A set is a specific number of repetitions done at one time. For example, performing 12 bicep curls in a row without stopping is one set.
How many sets?
Studies show that the initial training period (the first 6-12 weeks) exercisers benefit by performing one set/muscle group for the upper body and two sets/muscle group for the lower body followed by a progressive increase up to 3-4 sets/muscle group. This is for individuals with the goal of optimizing hypertrophy (increasing muscle size), strength, and/or power.
Upper body exercises vs lower body exercises
Upper body exercises involve the movements of the arms. For example, chest press, row, shoulder press and pulldowns are good examples.
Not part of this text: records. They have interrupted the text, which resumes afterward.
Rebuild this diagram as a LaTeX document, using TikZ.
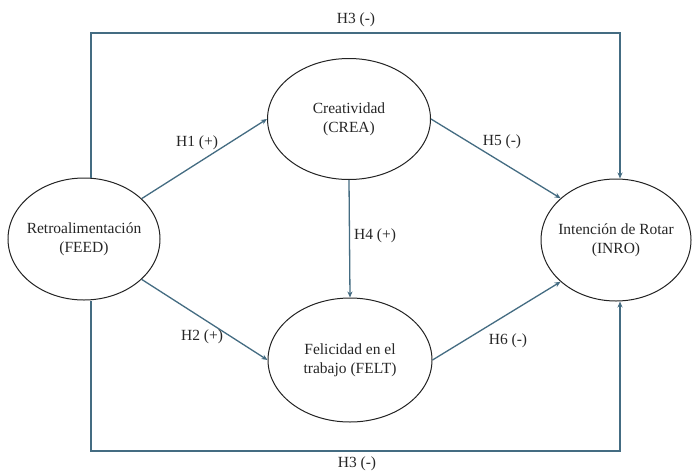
\documentclass[tikz,border=0pt]{standalone}
\usepackage{fontspec}
\setmainfont{Liberation Serif}
\usetikzlibrary{arrows.meta,shapes.geometric}
\definecolor{conncol}{RGB}{68,108,130}
\definecolor{ovalcol}{RGB}{35,35,35}
\begin{document}
\begin{tikzpicture}[x=1pt,y=-1pt,
  oval/.style={ellipse, draw=ovalcol, line width=1pt, inner xsep=-30pt, inner ysep=0pt, align=center, font=\fontsize{15.5}{19}\selectfont, text=black!85},
  conn/.style={draw=conncol, line width=1.3pt, -{Stealth[length=6pt,width=5pt]}},
  lbl/.style={font=\fontsize{15.5}{19}\selectfont, text=black!85, inner sep=0pt}]
\useasboundingbox[fill=white] (0,0) rectangle (692,471);

\node[oval, minimum width=152pt, minimum height=122pt] (retro) at (84,239) {Retroalimentación\\(FEED)};
\node[oval, minimum width=163pt, minimum height=121pt] (crea) at (349,119) {Creatividad\\(CREA)};
\node[oval, minimum width=164pt, minimum height=124pt] (felt) at (350,360) {Felicidad en el\\trabajo (FELT)};
\node[oval, minimum width=150pt, minimum height=122pt] (inro) at (616,240) {Intención de Rotar\\(INRO)};

\coordinate (tl) at (91,33);
\coordinate (tr) at (620,33);
\coordinate (bl) at (91,451);
\coordinate (br) at (620,451);

\draw[conn] (retro.35) -- (crea.180);
\draw[conn] (retro.325) -- (felt.180);
\draw[conn] (crea.south) -- (felt.north);
\draw[conn] (crea.0) -- (inro.143);
\draw[conn] (felt.0) -- (inro.217);
\draw[conn] (retro.north -| tl) -- (tl) -- (tr) -- (inro.north -| tr);
\draw[conn] (retro.south -| bl) -- (bl) -- (br) -- (inro.south -| br);

\node[lbl] (h3t) at (356,20) {H3 (-)};
\node[lbl] (h3b) at (357,464) {H3 (-)};
\node[lbl] (h1) at (197,143) {H1 (+)};
\node[lbl] (h2) at (202,337) {H2 (+)};
\node[lbl] (h4) at (375,236) {H4 (+)};
\node[lbl] (h5) at (502,142) {H5 (-)};
\node[lbl] (h6) at (508,341) {H6 (-)};
\end{tikzpicture}
\end{document}
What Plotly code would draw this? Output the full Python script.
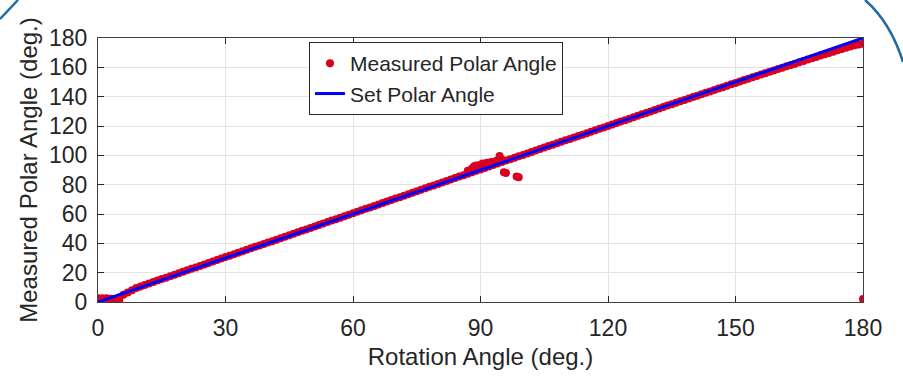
import plotly.graph_objects as go

# ---- data ----
rotation_deg = list(range(0, 181))
measured_main = [
    2.5, 2.5, 2.5, 2.3, 2.0, 3.0, 5.0, 6.5, 8.0, 9.5,
    10.6, 11.6, 12.6, 13.6, 14.6, 15.6, 16.6, 17.6, 18.6, 19.6,
    20.6, 21.6, 22.6, 23.6, 24.6, 25.6, 26.6, 27.6, 28.6, 29.6,
    30.6, 31.6, 32.6, 33.6, 34.6, 35.6, 36.6, 37.6, 38.6, 39.6,
    40.5, 41.5, 42.5, 43.5, 44.5, 45.5, 46.5, 47.5, 48.5, 49.5,
    50.5, 51.5, 52.5, 53.5, 54.5, 55.5, 56.5, 57.5, 58.5, 59.5,
    60.5, 61.5, 62.5, 63.5, 64.5, 65.5, 66.5, 67.5, 68.5, 69.5,
    70.5, 71.5, 72.5, 73.5, 74.5, 75.5, 76.5, 77.5, 78.5, 79.5,
    80.5, 81.5, 82.5, 83.5, 84.5, 85.5, 86.5, 87.5, 88.5, 89.5,
    90.4, 91.4, 92.4, 93.4, 94.4, 95.4, 96.4, 97.4, 98.4, 99.4,
    100.3, 101.3, 102.3, 103.3, 104.3, 105.3, 106.3, 107.3, 108.3, 109.3,
    110.2, 111.2, 112.2, 113.2, 114.1, 115.1, 116.1, 117.1, 118.1, 119.0,
    120.0, 121.0, 122.0, 123.0, 124.0, 125.0, 126.0, 127.0, 128.0, 128.9,
    129.9, 130.9, 131.9, 132.9, 133.9, 134.8, 135.8, 136.8, 137.8, 138.7,
    139.7, 140.7, 141.7, 142.6, 143.6, 144.6, 145.5, 146.5, 147.5, 148.4,
    149.4, 150.3, 151.3, 152.2, 153.2, 154.1, 155.1, 156.0, 157.0, 157.9,
    158.8, 159.8, 160.7, 161.6, 162.5, 163.5, 164.4, 165.3, 166.2, 167.1,
    168.0, 168.9, 169.8, 170.7, 171.6, 172.5, 173.4, 174.2, 175.0, 175.5,
    176.0,
]
outlier_x = [87, 88, 88.5, 89, 89.5, 90, 90.5, 91, 91.5, 92, 92.5, 93, 93.5,
             94, 94.5, 95, 95.5, 96, 98.5, 99, 3, 4, 5, 180]
outlier_y = [89.5, 91, 92.5, 93, 92, 93.5, 94.5, 94, 95, 94.5, 95.5, 95, 96,
             96.5, 99.5, 97, 88.5, 88, 85.5, 85, 0.8, 0.8, 1.2, 2]

set_x = [0, 30, 60, 90, 120, 150, 180]
set_y = [0, 30, 60, 90, 120, 150, 180]

x_ticks = [0, 30, 60, 90, 120, 150, 180]
y_ticks = [0, 20, 40, 60, 80, 100, 120, 140, 160, 180]

FONT = "Liberation Sans, Arial, sans-serif"
TXT = "#262626"
RED = "#dc0020"
BLUE = "#0000ff"

fig = go.Figure()
fig.add_trace(go.Scatter(
    x=rotation_deg + outlier_x, y=measured_main + outlier_y,
    mode="markers", name="Measured Polar Angle",
    marker=dict(color=RED, size=8, line=dict(width=0)),
))
fig.add_trace(go.Scatter(
    x=set_x, y=set_y, mode="lines", name="Set Polar Angle",
    line=dict(color=BLUE, width=3),
))

axis_common = dict(
    showline=True, linecolor="#404040", linewidth=1, mirror="ticks",
    ticks="inside", ticklen=6, tickcolor="#262626",
    showgrid=True, gridcolor="#e3e3e3", gridwidth=1,
    zeroline=False, tickfont=dict(size=23, color=TXT, family=FONT),
)

fig.update_xaxes(range=[0, 180], tickvals=x_ticks, ticklabelstandoff=5,
                 title=dict(text="Rotation Angle (deg.)", standoff=8,
                            font=dict(size=24, color=TXT, family=FONT)),
                 **axis_common)
fig.update_yaxes(range=[0, 180], tickvals=y_ticks, ticklabelstandoff=5,
                 title=dict(text="Measured Polar Angle (deg.)", standoff=4,
                            font=dict(size=24, color=TXT, family=FONT)),
                 **axis_common)

# decorative slide arcs in the corners
fig.add_shape(type="path", xref="paper", yref="paper",
              path="M -0.1281 1.072 L -0.1046 1.144",
              line=dict(color="#1f6aa5", width=2.5))
fig.add_shape(type="path", xref="paper", yref="paper",
              path="M 1.0026 1.144 Q 1.036 1.06 1.0523 0.909",
              line=dict(color="#1f6aa5", width=2.5))

fig.update_layout(
    width=903, height=378,
    margin=dict(l=98, r=40, t=38, b=76),
    paper_bgcolor="white", plot_bgcolor="white",
    font=dict(family=FONT, color=TXT),
    showlegend=True,
    legend=dict(x=0.2758, y=0.9845, xanchor="left", yanchor="top",
                bgcolor="white", bordercolor="#262626", borderwidth=1,
                font=dict(size=21, color=TXT, family=FONT),
                tracegroupgap=0, itemwidth=30),
)

fig.write_html("out.html")
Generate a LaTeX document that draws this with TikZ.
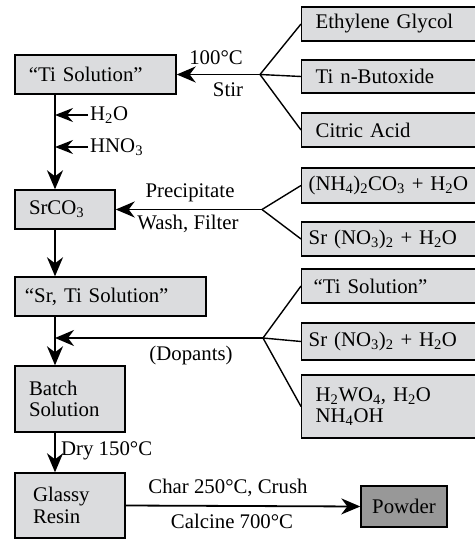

Lower body exercises include squats, lunges, and deadlifts and all their variations.
Novice exercise routine
Acute variables include 60-70% of 1-rep max (the most you can move once), repetitions per set are 12-20 with a rest period of 1-3 minutes.
Legs - Squat
Back - Row
Chest - Knee push-ups
Legs - Frontal plane step ups
Shoulders - Scaptions
Middle back - Floor cobra
Experienced exerciser routine for upper body
Acute variables include 75-90% of 1-rep max, repetitions per set are 6-12 with a rest period of up to 3 minutes.
Chest - Incline bench press
Chest - Dumbbell press on ball
Back - Pull-ups
Back - Chaos row
Arms - Curl to press
Middle back - Standing cobra using elastic band
More sets doesn't translate to better results especially for the novice exerciser. One set for each upper body muscle group and two sets for each lower body muscle group is all that is needed for improvement for the first 6-12 weeks of training. This will minimize injury and maximize muscle strength and size.
Experienced exercisers will see diminishing returns when performing more than 5 sets per muscle group.